-- START OF Collected material --

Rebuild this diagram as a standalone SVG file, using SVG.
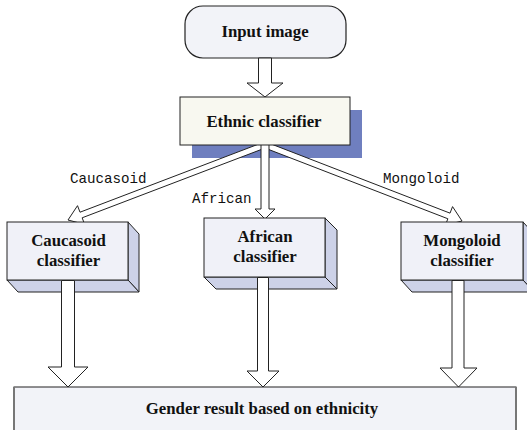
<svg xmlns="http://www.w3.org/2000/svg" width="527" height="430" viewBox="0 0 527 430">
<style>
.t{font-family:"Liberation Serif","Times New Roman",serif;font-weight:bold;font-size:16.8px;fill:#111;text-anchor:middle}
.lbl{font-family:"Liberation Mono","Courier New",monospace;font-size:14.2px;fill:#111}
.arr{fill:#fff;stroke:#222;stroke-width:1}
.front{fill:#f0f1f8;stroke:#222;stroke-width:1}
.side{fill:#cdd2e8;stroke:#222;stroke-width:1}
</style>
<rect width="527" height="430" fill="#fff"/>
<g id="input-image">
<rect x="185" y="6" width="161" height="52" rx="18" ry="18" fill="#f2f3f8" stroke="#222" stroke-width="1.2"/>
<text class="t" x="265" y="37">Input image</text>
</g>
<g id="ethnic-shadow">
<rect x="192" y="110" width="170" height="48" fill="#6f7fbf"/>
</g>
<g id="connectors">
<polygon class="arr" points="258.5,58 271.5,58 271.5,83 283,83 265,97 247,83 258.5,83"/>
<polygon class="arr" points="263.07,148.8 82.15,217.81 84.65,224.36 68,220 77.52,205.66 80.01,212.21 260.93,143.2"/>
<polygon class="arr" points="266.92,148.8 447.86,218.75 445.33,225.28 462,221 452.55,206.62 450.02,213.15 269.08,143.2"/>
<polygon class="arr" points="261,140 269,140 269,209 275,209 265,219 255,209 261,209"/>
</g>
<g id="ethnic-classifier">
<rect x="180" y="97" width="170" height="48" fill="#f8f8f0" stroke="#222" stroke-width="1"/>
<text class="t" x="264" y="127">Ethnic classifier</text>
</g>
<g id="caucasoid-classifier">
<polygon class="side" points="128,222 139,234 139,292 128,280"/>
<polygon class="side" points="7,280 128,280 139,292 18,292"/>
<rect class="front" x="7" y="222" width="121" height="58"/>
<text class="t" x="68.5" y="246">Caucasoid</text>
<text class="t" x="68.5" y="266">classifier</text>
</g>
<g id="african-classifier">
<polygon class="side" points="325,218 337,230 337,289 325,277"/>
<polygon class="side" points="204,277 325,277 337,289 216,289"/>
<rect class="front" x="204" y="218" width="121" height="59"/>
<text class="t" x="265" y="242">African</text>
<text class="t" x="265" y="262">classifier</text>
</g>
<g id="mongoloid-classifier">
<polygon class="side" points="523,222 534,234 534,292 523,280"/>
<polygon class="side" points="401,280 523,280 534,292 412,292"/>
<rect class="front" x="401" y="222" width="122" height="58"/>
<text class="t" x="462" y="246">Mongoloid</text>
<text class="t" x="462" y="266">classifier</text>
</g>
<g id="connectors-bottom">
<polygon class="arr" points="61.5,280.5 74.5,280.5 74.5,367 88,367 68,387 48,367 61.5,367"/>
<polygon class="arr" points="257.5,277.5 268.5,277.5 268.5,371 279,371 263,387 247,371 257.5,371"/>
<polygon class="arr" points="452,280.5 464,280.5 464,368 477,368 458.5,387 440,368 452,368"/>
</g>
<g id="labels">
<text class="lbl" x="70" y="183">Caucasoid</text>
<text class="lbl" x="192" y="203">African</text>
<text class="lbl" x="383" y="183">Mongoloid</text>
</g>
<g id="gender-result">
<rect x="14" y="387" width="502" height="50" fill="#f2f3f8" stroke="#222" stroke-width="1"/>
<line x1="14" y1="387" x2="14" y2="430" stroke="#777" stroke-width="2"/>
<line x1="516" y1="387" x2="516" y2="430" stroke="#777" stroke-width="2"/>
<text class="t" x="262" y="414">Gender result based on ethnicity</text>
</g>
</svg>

-- END OF Collected material --

## Stated goal:
Retype each line of the listing above word for word. Exclude the pictures.

## Answer to the problem:
Rebuild this diagram as a standalone SVG file, using SVG.
<svg xmlns="http://www.w3.org/2000/svg" width="527" height="430" viewBox="0 0 527 430">
<style>
.t{font-family:"Liberation Serif","Times New Roman",serif;font-weight:bold;font-size:16.8px;fill:#111;text-anchor:middle}
.lbl{font-family:"Liberation Mono","Courier New",monospace;font-size:14.2px;fill:#111}
.arr{fill:#fff;stroke:#222;stroke-width:1}
.front{fill:#f0f1f8;stroke:#222;stroke-width:1}
.side{fill:#cdd2e8;stroke:#222;stroke-width:1}
</style>
<rect width="527" height="430" fill="#fff"/>
<g id="input-image">
<rect x="185" y="6" width="161" height="52" rx="18" ry="18" fill="#f2f3f8" stroke="#222" stroke-width="1.2"/>
<text class="t" x="265" y="37">Input image</text>
</g>
<g id="ethnic-shadow">
<rect x="192" y="110" width="170" height="48" fill="#6f7fbf"/>
</g>
<g id="connectors">
<polygon class="arr" points="258.5,58 271.5,58 271.5,83 283,83 265,97 247,83 258.5,83"/>
<polygon class="arr" points="263.07,148.8 82.15,217.81 84.65,224.36 68,220 77.52,205.66 80.01,212.21 260.93,143.2"/>
<polygon class="arr" points="266.92,148.8 447.86,218.75 445.33,225.28 462,221 452.55,206.62 450.02,213.15 269.08,143.2"/>
<polygon class="arr" points="261,140 269,140 269,209 275,209 265,219 255,209 261,209"/>
</g>
<g id="ethnic-classifier">
<rect x="180" y="97" width="170" height="48" fill="#f8f8f0" stroke="#222" stroke-width="1"/>
<text class="t" x="264" y="127">Ethnic classifier</text>
</g>
<g id="caucasoid-classifier">
<polygon class="side" points="128,222 139,234 139,292 128,280"/>
<polygon class="side" points="7,280 128,280 139,292 18,292"/>
<rect class="front" x="7" y="222" width="121" height="58"/>
<text class="t" x="68.5" y="246">Caucasoid</text>
<text class="t" x="68.5" y="266">classifier</text>
</g>
<g id="african-classifier">
<polygon class="side" points="325,218 337,230 337,289 325,277"/>
<polygon class="side" points="204,277 325,277 337,289 216,289"/>
<rect class="front" x="204" y="218" width="121" height="59"/>
<text class="t" x="265" y="242">African</text>
<text class="t" x="265" y="262">classifier</text>
</g>
<g id="mongoloid-classifier">
<polygon class="side" points="523,222 534,234 534,292 523,280"/>
<polygon class="side" points="401,280 523,280 534,292 412,292"/>
<rect class="front" x="401" y="222" width="122" height="58"/>
<text class="t" x="462" y="246">Mongoloid</text>
<text class="t" x="462" y="266">classifier</text>
</g>
<g id="connectors-bottom">
<polygon class="arr" points="61.5,280.5 74.5,280.5 74.5,367 88,367 68,387 48,367 61.5,367"/>
<polygon class="arr" points="257.5,277.5 268.5,277.5 268.5,371 279,371 263,387 247,371 257.5,371"/>
<polygon class="arr" points="452,280.5 464,280.5 464,368 477,368 458.5,387 440,368 452,368"/>
</g>
<g id="labels">
<text class="lbl" x="70" y="183">Caucasoid</text>
<text class="lbl" x="192" y="203">African</text>
<text class="lbl" x="383" y="183">Mongoloid</text>
</g>
<g id="gender-result">
<rect x="14" y="387" width="502" height="50" fill="#f2f3f8" stroke="#222" stroke-width="1"/>
<line x1="14" y1="387" x2="14" y2="430" stroke="#777" stroke-width="2"/>
<line x1="516" y1="387" x2="516" y2="430" stroke="#777" stroke-width="2"/>
<text class="t" x="262" y="414">Gender result based on ethnicity</text>
</g>
</svg>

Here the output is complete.